National and state Democrats sent out dozens of press releases on Ledbetter within hours.
“For the president, equal pay for equal work has always been a no- brainer,” DNC Chairwoman Debbie Wasserman Schultz said in a conference call with bloggers. “Meanwhile on a question that shouldn’t have required a millisecond of hesitation, Mitt Romney’s aides responded with a deafening six-second silence followed by, ‘We’ll get back to you on that.'”
By then, the Romney campaign was firmly on defense, issuing statements from female supporters attesting to Romney’s commitment to “pay equity” and repeating the party line that Obama’s economic policies are worse for women. Democratic operatives, again with lightning speed, instantly noted that two such statements came from congresswomen who
voted against the Ledbetter law, Reps. Cathy McMorris Rodgers and Mary Bono Mack.
Meanwhile, Romney’s “92 percent” statistic was also taking a beating. The Romney camp ended the day struggling to defend the number which, while technically accurate, was almost universally judged misleading by independent analysis, as there were clear economic reasons behind the gender gap that had nothing to do with Obama, and, again, Romney offered no coherent explanation as to why the disparity existed or how he would change the ratio himself. By the late afternoon, Romney’s aides were publicly demanding that Politifact — hardly the only outlet to criticize the claim — retract its article judging the line “mostly false,” wading into a distracting process fight rather than touting the jobs message they’d planned to champion all day. Politifact agreed to a review, but noted correctly that many outlets reached the same conclusion, including the Washington Post and AP.

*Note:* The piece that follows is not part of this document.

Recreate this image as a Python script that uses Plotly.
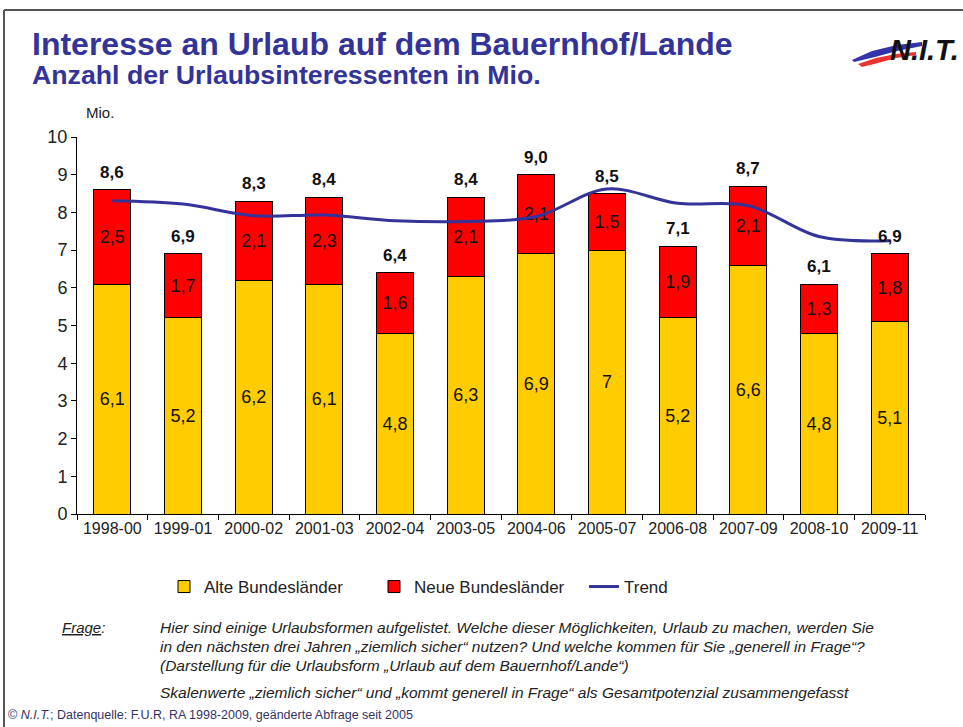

The closest Romney came to regaining footing was launching an all-out grievance war Wednesday night on a Democratic pundit who appeared on CNN. Hillary Rosen, who has no connection to the Obama campaign, awkwardly suggested Ann Romney can’t fully understand working mothers because she “never worked a day in her life.” Ann Romney herself joined Twitter just to respond, which helped give the story legs and at least forced actual Obama aides like David Axelrod and Jim Messina off the sideline to quickly condemn the remark.

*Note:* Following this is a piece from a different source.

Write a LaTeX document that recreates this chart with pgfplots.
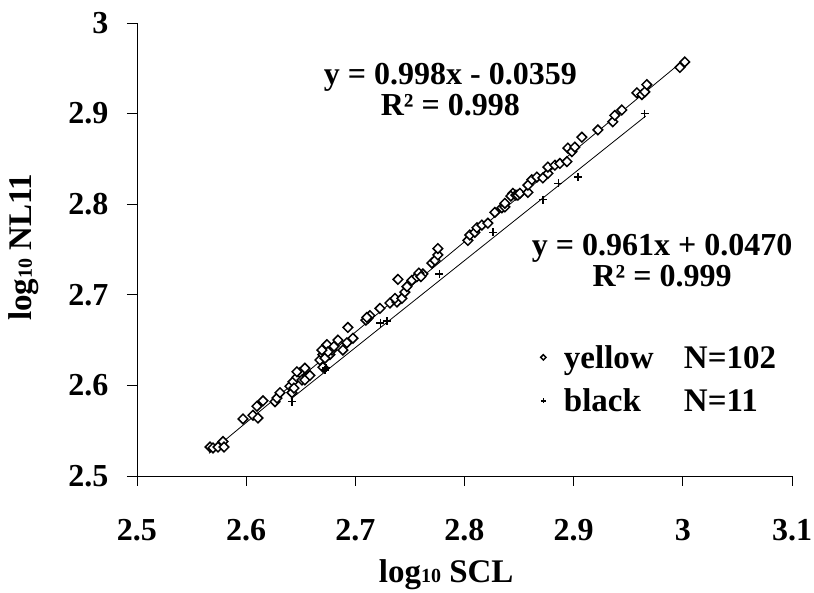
\documentclass[border=0pt]{standalone}
\usepackage{pgfplots}
\pgfplotsset{compat=1.18}
\usepackage{pgfplotstable}
\usepackage{fontspec}
\setmainfont{Liberation Serif}

\newcommand{\tickfont}{\fontsize{32}{32}\selectfont\bfseries}
\newcommand{\eqfont}{\fontsize{32}{31}\selectfont\bfseries}
\newcommand{\labfont}{\fontsize{33}{33}\selectfont\bfseries}
\newcommand{\sub}[1]{{\fontsize{20}{20}\selectfont #1}}

% small marks in the legend
\pgfplotsset{small legend mark/.style={legend image code/.code={%
    \draw[##1, /tikz/every mark/.append style={scale=#1}] plot coordinates {(0cm,0cm)};}}}

% log10 SCL, log10 NL11
\pgfplotstableread{
x y
2.5669 2.532
2.5696 2.531
2.5742 2.532
2.5788 2.538
2.5797 2.532
2.5971 2.563
2.6062 2.567
2.6099 2.577
2.6108 2.564
2.6154 2.583
2.6264 2.582
2.6282 2.586
2.6310 2.592
2.6401 2.599
2.6419 2.592
2.6429 2.604
2.6438 2.597
2.6465 2.609
2.6493 2.614
2.6511 2.606
2.6465 2.615
2.6538 2.619
2.6538 2.606
2.6584 2.611
2.6703 2.620
2.6676 2.628
2.6703 2.634
2.6731 2.637
2.6749 2.641
2.6767 2.634
2.6722 2.630
2.6786 2.639
2.6740 2.645
2.6749 2.637
2.6694 2.639
2.6804 2.643
2.6841 2.650
2.6886 2.639
2.6923 2.647
2.6978 2.652
2.6932 2.664
2.7115 2.674
2.7097 2.672
2.7134 2.677
2.7106 2.675
2.7225 2.685
2.7317 2.691
2.7381 2.692
2.7363 2.696
2.7427 2.696
2.7454 2.703
2.7473 2.709
2.7390 2.717
2.7518 2.716
2.7592 2.722
2.7564 2.720
2.7619 2.723
2.7582 2.724
2.7601 2.720
2.7701 2.735
2.7729 2.738
2.7756 2.744
2.7756 2.751
2.8031 2.760
2.8049 2.766
2.8095 2.769
2.8114 2.774
2.8159 2.777
2.8214 2.779
2.8278 2.791
2.8342 2.796
2.8370 2.797
2.8370 2.801
2.8443 2.812
2.8425 2.809
2.8471 2.810
2.8489 2.810
2.8507 2.812
2.8581 2.813
2.8581 2.821
2.8617 2.827
2.8663 2.830
2.8718 2.829
2.8764 2.834
2.8764 2.841
2.8828 2.843
2.8874 2.845
2.8938 2.847
2.8947 2.862
2.8984 2.858
2.9011 2.863
2.9075 2.874
2.9222 2.882
2.9359 2.891
2.9377 2.898
2.9441 2.904
2.9579 2.923
2.9625 2.921
2.9652 2.924
2.9670 2.932
2.9973 2.951
3.0018 2.957
}\yellowdata

\pgfplotstableread{
x y
2.642 2.582
2.672 2.617
2.673 2.619
2.723 2.669
2.729 2.671
2.777 2.723
2.826 2.769
2.872 2.805
2.886 2.823
2.904 2.830
2.965 2.900
}\blackdata

\begin{document}
\begin{tikzpicture}
\path[use as bounding box] (-137pt,-117pt) rectangle (677pt,476pt);
\begin{axis}[
    at={(0,0)}, anchor=south west,
    scale only axis,
    width=655pt, height=453pt,
    xmin=2.5, xmax=3.1, ymin=2.5, ymax=3,
    axis x line*=bottom, axis y line*=left,
    axis line style={-, line width=0.8pt},
    xtick={2.5,2.6,2.7,2.8,2.9,3,3.1},
    ytick={2.5,2.6,2.7,2.8,2.9,3},
    tick align=outside,
    major tick length=10pt,
    tick style={line width=0.8pt, black},
    /pgf/number format/assume math mode=true,
    tick label style={font=\tickfont},
    xticklabel style={yshift=-30pt},
    yticklabel style={xshift=-15pt},
    xlabel={log\sub{10} SCL},
    ylabel={log\sub{10} NL11},
    every axis x label/.style={at={(axis description cs:0.472,0)}, anchor=center,
        yshift=-99pt, font=\labfont},
    every axis y label/.style={at={(axis description cs:-0.1725,0.505)}, anchor=center,
        rotate=90, font=\labfont},
    clip=false,
    legend style={draw=none, fill=none, font=\labfont, at={(0.616,0.214)}, anchor=west,
        row sep=15pt, column sep=16pt, inner sep=0pt},
    legend cell align=left,
]
\addplot[only marks, mark=square*, mark size=3.4pt,
    mark options={rotate=45, fill=white, draw=black, line width=1.5pt},
    small legend mark=0.55]
    table {\yellowdata};
\addlegendentry{\makebox[120pt][l]{yellow}N=102}
\addplot[only marks, mark=+, mark size=4pt, mark options={line width=1.5pt},
    small legend mark=0.6]
    table {\blackdata};
\addlegendentry{\makebox[120pt][l]{black}N=11}

\addplot[black, line width=0.8pt, forget plot] coordinates {(2.566,2.5250) (3.003,2.9611)};
\addplot[black, line width=0.8pt, forget plot] coordinates {(2.641,2.5850) (2.966,2.8973)};

\node[font=\eqfont, align=center] at (axis cs:2.787,2.926) {y = 0.998x - 0.0359\\R² = 0.998};
\node[font=\eqfont, align=center] at (axis cs:2.981,2.738) {y = 0.961x + 0.0470\\R² = 0.999};
\end{axis}
\end{tikzpicture}
\end{document}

As difficult a time Romney had overcoming a parade of challengers to take the GOP nomination, the episode underscored just how much tougher the general election will be. Democrats have built a finely tuned — and loud — messaging and research operation. And Romney, for the first time in more than five years, had to navigate an electorate that included more than just base Republicans, abandoning his party’s near-unanimous stance on a pay-equity bill in order to avoid doing even more damage to his already anemic share of women voters. His opponents have more cash than him for now to boot, a situation completely alien to Romney, who outspent his nearest primary competitor at 5:1 clip.
Twenty-four hours after Santorum’s exit, the scoreboard shows Obama 1, Romney 0.